After an effort to win over hearts and minds in the city through proselytizing, the group began implementing fierce punishments like it has in Syria and Iraq including beheadings and crucifixions, according to the U.N. report.
ISIS has its eyes set on Ajdabiya eastwards down the coast, where a local ISIS cell composed of former Ansar al Shariah fighters is attempting to expand its presence. The U.N. report said this group is reportedly coordinating between ISIS branches in the eastern and central regions of Libya and is considered a rear base for ISIS activities in Benghazi, a town in which the local chapter of Ansar al Shariah, the al Qaeda ally responsible for the September 11, 2012, U.S. Consulate attack, still holds more sway.
ISIS still only has a fledgling presence in Tripoli, where it carried out an attack on an international hotel in January killing eight including an American, the report states.
The report noted that ISIS operatives in Libya have received help from the group in Syria and Iraq in creating propaganda output, including a grisly video of the beheading of Egyptian Copts on a beach near Sirte earlier this year.
The report notes that “despite its relatively sophisticated propaganda machinery, ISIL in Libya is not yet able to recruit internationally on the same scale as ISIL in Iraq and the Syria.”
Before two French nationals were arrested in southern Tunisia earlier this month on their way to Libya, the report noted there were no cases of European individuals having left Europe directly to travel to join ISIL in Libya.
“Furthermore, in contrast to ISIL in the Levant, no cases of families or women traveling as foreign terrorist fighters to the country have been reported to the monitoring team,” the report stated.
Not rich yet
The U.N. notes that ISIS in Libya has yet to grow rich like ISIS in Syria and Iraq, but has obtained sufficient funding to sustain its operations.
“Member states indicated that ISIL was preparing to launch a more organized ‘taxation’ system in Sirte, and that it even envisaged establishing a state-like system in Libya, inspired by its quasi-bureaucratic organization in the Syrian Arab Republic and Iraq,” the report said.

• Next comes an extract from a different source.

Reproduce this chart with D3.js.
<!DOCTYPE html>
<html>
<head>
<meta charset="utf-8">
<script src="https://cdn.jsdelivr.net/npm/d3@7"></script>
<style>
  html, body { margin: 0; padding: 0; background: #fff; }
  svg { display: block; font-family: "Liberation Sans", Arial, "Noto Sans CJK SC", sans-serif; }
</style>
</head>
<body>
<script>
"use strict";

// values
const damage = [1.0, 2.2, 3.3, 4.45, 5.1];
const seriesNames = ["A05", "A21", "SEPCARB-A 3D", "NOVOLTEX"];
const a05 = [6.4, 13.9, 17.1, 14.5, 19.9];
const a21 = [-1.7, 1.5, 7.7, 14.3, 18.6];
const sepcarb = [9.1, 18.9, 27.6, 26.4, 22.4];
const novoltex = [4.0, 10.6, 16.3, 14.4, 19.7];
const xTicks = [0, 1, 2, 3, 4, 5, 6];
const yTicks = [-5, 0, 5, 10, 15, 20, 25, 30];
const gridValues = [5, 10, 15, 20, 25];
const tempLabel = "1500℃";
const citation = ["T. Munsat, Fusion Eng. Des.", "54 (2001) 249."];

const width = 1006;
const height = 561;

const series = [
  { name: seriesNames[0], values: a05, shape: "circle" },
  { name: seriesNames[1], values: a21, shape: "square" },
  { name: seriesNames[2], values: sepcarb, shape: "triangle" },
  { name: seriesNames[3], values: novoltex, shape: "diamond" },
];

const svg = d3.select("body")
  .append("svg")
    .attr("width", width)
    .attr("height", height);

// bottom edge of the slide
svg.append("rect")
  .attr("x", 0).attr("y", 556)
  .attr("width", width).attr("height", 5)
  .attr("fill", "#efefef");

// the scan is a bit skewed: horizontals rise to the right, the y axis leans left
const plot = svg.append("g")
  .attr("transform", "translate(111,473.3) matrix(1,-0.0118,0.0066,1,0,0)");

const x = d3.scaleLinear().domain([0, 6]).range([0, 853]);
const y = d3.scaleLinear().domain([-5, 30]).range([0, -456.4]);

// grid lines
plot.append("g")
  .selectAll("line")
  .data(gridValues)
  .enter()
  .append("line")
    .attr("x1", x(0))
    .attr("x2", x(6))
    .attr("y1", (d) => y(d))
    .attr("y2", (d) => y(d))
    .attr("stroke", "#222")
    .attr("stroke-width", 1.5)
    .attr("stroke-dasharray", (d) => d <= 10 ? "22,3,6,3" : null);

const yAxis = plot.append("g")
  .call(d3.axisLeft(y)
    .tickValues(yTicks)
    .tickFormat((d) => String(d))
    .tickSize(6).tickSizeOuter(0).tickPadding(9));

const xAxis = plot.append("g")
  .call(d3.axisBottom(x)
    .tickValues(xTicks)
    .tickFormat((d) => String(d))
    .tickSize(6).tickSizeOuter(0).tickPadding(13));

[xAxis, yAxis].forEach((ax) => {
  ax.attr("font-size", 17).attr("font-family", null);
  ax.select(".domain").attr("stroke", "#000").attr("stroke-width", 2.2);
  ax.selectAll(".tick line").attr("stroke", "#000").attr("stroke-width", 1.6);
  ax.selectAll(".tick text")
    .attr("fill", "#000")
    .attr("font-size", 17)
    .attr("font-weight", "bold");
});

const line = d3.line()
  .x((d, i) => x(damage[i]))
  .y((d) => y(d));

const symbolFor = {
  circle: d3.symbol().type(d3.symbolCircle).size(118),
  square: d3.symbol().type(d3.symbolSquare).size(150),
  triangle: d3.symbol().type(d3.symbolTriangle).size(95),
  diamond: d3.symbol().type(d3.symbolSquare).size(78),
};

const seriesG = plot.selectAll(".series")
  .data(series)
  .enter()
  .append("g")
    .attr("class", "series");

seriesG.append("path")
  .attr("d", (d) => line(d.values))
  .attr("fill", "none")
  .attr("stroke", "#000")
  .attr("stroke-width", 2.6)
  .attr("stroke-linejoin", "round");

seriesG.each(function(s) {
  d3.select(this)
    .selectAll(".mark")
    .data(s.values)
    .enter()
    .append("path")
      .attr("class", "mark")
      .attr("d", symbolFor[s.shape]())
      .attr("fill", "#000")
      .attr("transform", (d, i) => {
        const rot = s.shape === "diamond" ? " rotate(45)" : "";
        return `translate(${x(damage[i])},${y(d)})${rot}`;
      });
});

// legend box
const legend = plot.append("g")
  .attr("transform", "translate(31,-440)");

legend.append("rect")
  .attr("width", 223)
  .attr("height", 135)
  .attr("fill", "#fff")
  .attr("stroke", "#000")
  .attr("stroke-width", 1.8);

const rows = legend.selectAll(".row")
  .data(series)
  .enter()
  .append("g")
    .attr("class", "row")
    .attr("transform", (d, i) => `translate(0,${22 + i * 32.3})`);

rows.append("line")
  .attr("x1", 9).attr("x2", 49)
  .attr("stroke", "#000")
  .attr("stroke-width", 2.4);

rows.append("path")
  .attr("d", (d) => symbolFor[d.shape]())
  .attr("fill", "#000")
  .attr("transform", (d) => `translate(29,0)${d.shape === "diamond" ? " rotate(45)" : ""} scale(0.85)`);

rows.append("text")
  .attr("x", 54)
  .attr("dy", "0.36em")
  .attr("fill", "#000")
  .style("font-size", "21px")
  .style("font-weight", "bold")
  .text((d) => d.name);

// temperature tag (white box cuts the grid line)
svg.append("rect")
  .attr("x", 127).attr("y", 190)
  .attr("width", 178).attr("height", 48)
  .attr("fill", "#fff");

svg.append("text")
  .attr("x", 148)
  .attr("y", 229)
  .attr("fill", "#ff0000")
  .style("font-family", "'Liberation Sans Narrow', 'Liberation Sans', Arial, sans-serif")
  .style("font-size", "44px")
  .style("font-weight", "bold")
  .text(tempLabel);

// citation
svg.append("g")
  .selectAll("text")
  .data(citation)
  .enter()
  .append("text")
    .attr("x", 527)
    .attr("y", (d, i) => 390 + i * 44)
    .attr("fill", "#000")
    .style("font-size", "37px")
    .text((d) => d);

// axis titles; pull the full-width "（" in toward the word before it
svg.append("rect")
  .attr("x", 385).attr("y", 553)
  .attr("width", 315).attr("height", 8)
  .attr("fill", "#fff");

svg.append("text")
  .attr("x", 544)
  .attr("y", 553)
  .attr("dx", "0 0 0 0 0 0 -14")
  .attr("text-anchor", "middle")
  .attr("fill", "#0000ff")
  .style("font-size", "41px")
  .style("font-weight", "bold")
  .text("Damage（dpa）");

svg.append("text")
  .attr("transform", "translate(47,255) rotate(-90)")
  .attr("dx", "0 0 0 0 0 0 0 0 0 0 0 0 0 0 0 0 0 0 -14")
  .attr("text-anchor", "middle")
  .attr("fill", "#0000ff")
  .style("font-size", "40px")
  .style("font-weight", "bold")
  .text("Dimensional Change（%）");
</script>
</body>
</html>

The report also notes there is concern that it could eventually cash in on the human smuggling networks transporting migrants from Africa and the Middle East through Libya to Europe, including one route which runs through Sirte.
The report states that it will be more difficult for ISIS to raise money from oil in Libya than in Syria and Iraq, and that it has so far followed a strategy of sabotaging Libya’s oil infrastructure rather than trying to profit from it.

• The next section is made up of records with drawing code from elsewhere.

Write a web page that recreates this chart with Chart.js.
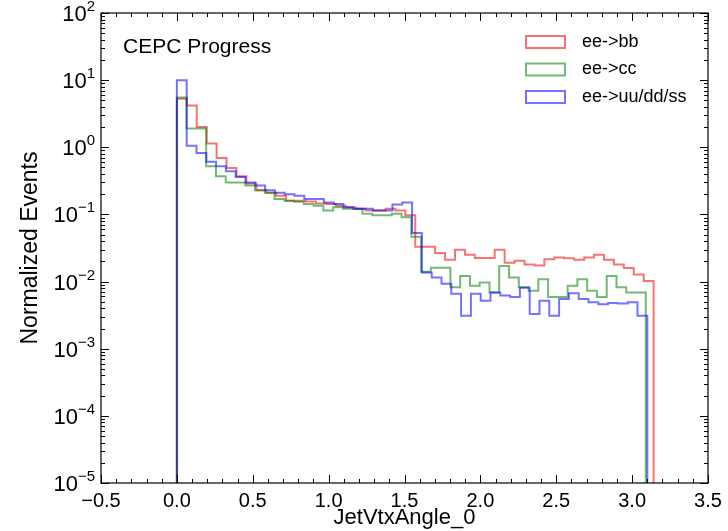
<!DOCTYPE html>
<html>
<head>
<meta charset="utf-8">
<script src="https://cdn.jsdelivr.net/npm/chart.js@4.4.1/dist/chart.umd.min.js"></script>
<style>
  html, body { margin: 0; padding: 0; background: #fff; }
  #wrap { width: 728px; height: 531px; }
</style>
</head>
<body>
<div id="wrap"><canvas id="jetChart" width="728" height="531"></canvas></div>
<script>
// histogram contents, 48 bins per sample
const nBins = 48;
const bbRange = [0, 3.1416];
const ccRange = [0, 3.09];
const udsRange = [0, 3.10];

const bbValues = [5.3, 4.2, 2.0, 1.14, 0.69, 0.49, 0.37, 0.29, 0.23, 0.21, 0.19, 0.16,
  0.16, 0.156, 0.146, 0.143, 0.135, 0.128, 0.121, 0.114, 0.114, 0.121, 0.114, 0.097,
  0.033, 0.033, 0.0266, 0.0212, 0.0297, 0.025, 0.0225, 0.0225, 0.0297, 0.019, 0.0205, 0.018,
  0.0173, 0.0215, 0.0228, 0.0222, 0.0212, 0.0228, 0.025, 0.0212, 0.018, 0.0159, 0.0127, 0.0102];

const ccValues = [5.5, 1.9, 1.9, 0.52, 0.37, 0.30, 0.30, 0.27, 0.23, 0.21, 0.17, 0.16,
  0.155, 0.143, 0.135, 0.114, 0.128, 0.121, 0.121, 0.102, 0.097, 0.097, 0.102, 0.091,
  0.0466, 0.014, 0.016, 0.016, 0.0082, 0.0121, 0.0087, 0.0097, 0.0069, 0.017, 0.0115, 0.0082,
  0.0073, 0.0108, 0.0059, 0.0059, 0.0087, 0.0108, 0.0073, 0.0059, 0.0121, 0.0082, 0.0069, 0.0069];

const udsValues = [10, 1.05, 0.82, 0.61, 0.52, 0.44, 0.36, 0.30, 0.27, 0.23, 0.21, 0.20,
  0.19, 0.17, 0.17, 0.151, 0.143, 0.128, 0.121, 0.121, 0.114, 0.114, 0.14, 0.151,
  0.053, 0.0136, 0.0115, 0.0093, 0.0066, 0.0031, 0.0066, 0.0052, 0.0069, 0.0062, 0.0059, 0.0081,
  0.0033, 0.0052, 0.0031, 0.0055, 0.0067, 0.0055, 0.0049, 0.0046, 0.0048, 0.0047, 0.0049, 0.0031];

const seriesLabels = ['ee->bb', 'ee->cc', 'ee->uu/dd/ss'];
const seriesColors = ['rgba(240,0,0,0.55)', 'rgba(0,128,0,0.55)', 'rgba(0,0,255,0.55)'];

const xMin = -0.5, xMax = 3.5, xStep = 0.5;
const yDecades = [-5, -4, -3, -2, -1, 0, 1, 2];
const yMin = 1e-5, yMax = 1e2;

const FONT = "'Liberation Sans', Arial, Helvetica, sans-serif";

// outline of a step histogram: up at the first edge, down at the last
function stepPoints(range, values) {
  const w = (range[1] - range[0]) / nBins;
  const pts = [{ x: range[0], y: yMin }];
  values.forEach((v, i) => pts.push({ x: range[0] + i * w, y: v }));
  pts.push({ x: range[1], y: yMin });
  return pts;
}

function fmtX(v) {
  const s = Math.abs(v).toFixed(1);
  return v < -1e-9 ? '\u2212' + s : s;
}

const decorPlugin = {
  id: 'decor',
  afterDatasetsDraw(chart) {
    const { ctx, chartArea: a, scales: { x, y } } = chart;
    ctx.save();
    ctx.strokeStyle = '#000';
    ctx.lineWidth = 1.2;
    ctx.strokeRect(a.left, a.top, a.right - a.left, a.bottom - a.top);

    // inward ticks on all four sides
    ctx.lineWidth = 1;
    ctx.beginPath();
    for (let k = 0; k <= Math.round((xMax - xMin) / 0.1); k++) {
      const px = Math.round(x.getPixelForValue(xMin + k * 0.1)) + 0.5;
      const len = k % 5 === 0 ? 8 : 4;
      ctx.moveTo(px, a.bottom); ctx.lineTo(px, a.bottom - len);
      ctx.moveTo(px, a.top); ctx.lineTo(px, a.top + len);
    }
    yDecades.forEach(d => {
      for (let m = 1; m <= 9; m++) {
        if (d === yDecades[yDecades.length - 1] && m > 1) break;
        const py = Math.round(y.getPixelForValue(m * Math.pow(10, d))) + 0.5;
        const len = m === 1 ? 8 : 4;
        ctx.moveTo(a.left, py); ctx.lineTo(a.left + len, py);
        ctx.moveTo(a.right, py); ctx.lineTo(a.right - len, py);
      }
    });
    ctx.stroke();

    // y tick labels 10^n
    ctx.fillStyle = '#000';
    ctx.textBaseline = 'alphabetic';
    ctx.textAlign = 'left';
    yDecades.forEach(d => {
      const py = y.getPixelForValue(Math.pow(10, d));
      const exp = d < 0 ? '\u2212' + Math.abs(d) : String(d);
      ctx.font = '15px ' + FONT;
      const ew = ctx.measureText(exp).width;
      ctx.font = '22px ' + FONT;
      const bw = ctx.measureText('10').width;
      const right = a.left - 6;
      ctx.fillText('10', right - ew - bw, py + 8);
      ctx.font = '15px ' + FONT;
      ctx.fillText(exp, right - ew, py - 2);
    });

    // text label in the plot
    ctx.font = '21px ' + FONT;
    ctx.textBaseline = 'middle';
    ctx.fillText('CEPC Progress', 123, 47);

    // legend with open boxes
    chart.data.datasets.forEach((ds, i) => {
      const ty = 42 + i * 27.5;
      ctx.strokeStyle = ds.borderColor;
      ctx.lineWidth = 2;
      ctx.strokeRect(526, ty - 6, 39, 12);
      ctx.fillStyle = '#000';
      ctx.font = '18px ' + FONT;
      ctx.fillText(ds.label, 582, ty);
    });
    ctx.restore();
  }
};

const ctx = document.getElementById('jetChart').getContext('2d');
new Chart(ctx, {
  type: 'line',
  data: {
    datasets: [
      { label: seriesLabels[0], data: stepPoints(bbRange, bbValues), borderColor: seriesColors[0], order: 3 },
      { label: seriesLabels[1], data: stepPoints(ccRange, ccValues), borderColor: seriesColors[1], order: 2 },
      { label: seriesLabels[2], data: stepPoints(udsRange, udsValues), borderColor: seriesColors[2], order: 1 }
    ].map(ds => Object.assign(ds, {
      stepped: 'before',
      borderWidth: 2,
      pointRadius: 0,
      fill: false,
      tension: 0
    }))
  },
  options: {
    responsive: false,
    animation: false,
    devicePixelRatio: 1,
    layout: { padding: { left: 0, right: 20, top: 13, bottom: 0 } },
    plugins: {
      legend: { display: false },
      tooltip: { enabled: false }
    },
    scales: {
      x: {
        type: 'linear',
        min: xMin,
        max: xMax,
        grid: { display: false, drawTicks: false },
        border: { display: false },
        ticks: {
          stepSize: xStep,
          maxRotation: 0,
          autoSkip: false,
          padding: 6,
          color: '#000',
          font: { family: FONT, size: 20 },
          callback: v => fmtX(v)
        },
        title: {
          display: true,
          text: 'JetVtxAngle_0',
          color: '#000',
          font: { family: FONT, size: 22 },
          padding: { top: 0, bottom: 0 }
        },
        afterFit: s => { s.height = 48; }
      },
      y: {
        type: 'logarithmic',
        min: yMin,
        max: yMax,
        grid: { display: false, drawTicks: false },
        border: { display: false },
        ticks: { display: false },
        title: {
          display: true,
          text: 'Normalized Events',
          color: '#000',
          font: { family: FONT, size: 23 },
          padding: { top: 17, bottom: 0 }
        },
        afterFit: s => { s.width = 101; }
      }
    }
  },
  plugins: [decorPlugin]
});
</script>
</body>
</html>
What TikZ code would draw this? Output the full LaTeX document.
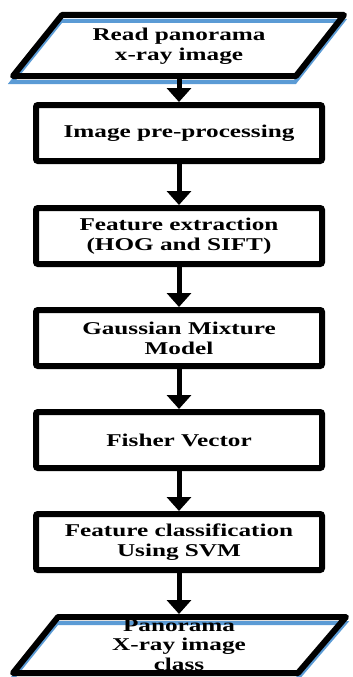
\documentclass[tikz,border=0pt]{standalone}
\usepackage{fontspec}
\setmainfont{Liberation Serif}[FakeStretch=1.4]
\usetikzlibrary{arrows.meta}
\definecolor{ioblue}{RGB}{91,155,213}
\tikzset{
  stepbox/.style={draw, line width=6pt, rounded corners=2pt, minimum width=286pt,
    minimum height=56pt, inner sep=0pt, align=center,
    font=\bfseries\fontsize{18}{20}\selectfont},
  ioline/.style={line width=6pt, line join=round},
  ioshade/.style={ioblue, line width=4pt, xshift=-1pt, yshift=-6pt},
  iotext/.style={align=center, inner sep=0pt, font=\bfseries\fontsize{18}{19.5}\selectfont},
  flow/.style={line width=5pt, -{Triangle[width=24pt,length=14pt]}}
}
\begin{document}
\begin{tikzpicture}[x=1pt,y=1pt]
  \useasboundingbox (0,0) rectangle (353,-677);
  % input / output
  \draw[ioshade] (62,-15) -- (344,-15) -- (296,-76) -- (13,-76) -- cycle;
  \draw[ioline] (62,-15) -- (344,-15) -- (296,-76) -- (13,-76) -- cycle;
  \node[iotext] (read) at (179,-46) {Read panorama\\x-ray image};
  \coordinate (readout) at (179,-79);
  \draw[ioshade] (58,-617) -- (346,-617) -- (298,-673) -- (13,-673) -- cycle;
  \draw[ioline] (58,-617) -- (346,-617) -- (298,-673) -- (13,-673) -- cycle;
  \node[iotext] (class) at (179,-645) {Panorama\\X-ray image\\class};
  \coordinate (classin) at (179,-614);
  % processing steps
  \node[stepbox] (prep) at (179,-133) {Image pre-processing};
  \node[stepbox] (feat) at (179,-236) {Feature extraction\\(HOG and SIFT)};
  \node[stepbox] (gmm) at (179,-338) {Gaussian Mixture\\Model};
  \node[stepbox] (fisher) at (179,-440) {Fisher Vector};
  \node[stepbox] (svm) at (179,-542) {Feature classification\\Using SVM};
  % arrows
  \draw[flow] (readout) -- (prep.north);
  \draw[flow] (prep) -- (feat);
  \draw[flow] (feat) -- (gmm);
  \draw[flow] (gmm) -- (fisher);
  \draw[flow] (fisher) -- (svm);
  \draw[flow] (svm) -- (classin);
\end{tikzpicture}
\end{document}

“ISIL currently lacks the capacity to secure, hold and manage oil fields and related oil infrastructure in Libya. In addition, Libya has no established domestic black market for smuggled crude, and the location of ISIL in Libya would make it difficult to access potential markets in the region,” according to the report.
“Distances between its current stronghold in Sirte towards the land borders of the country are larger than in the Syrian Arab Republic or Iraq where the territory under ISIL control borders neighboring countries. Transportation of stolen crude would be problematic as it would require a large number of tanker trucks given that ISIL does not control a pipeline or a port with an oil loading terminal,” the report says. “Furthermore, there is no evidence that ISIL has developed crude refining capability in Libya, including mobile refineries, as it managed to do in the Syrian Arab Republic, and it currently does not control any of the five Libyan refineries.”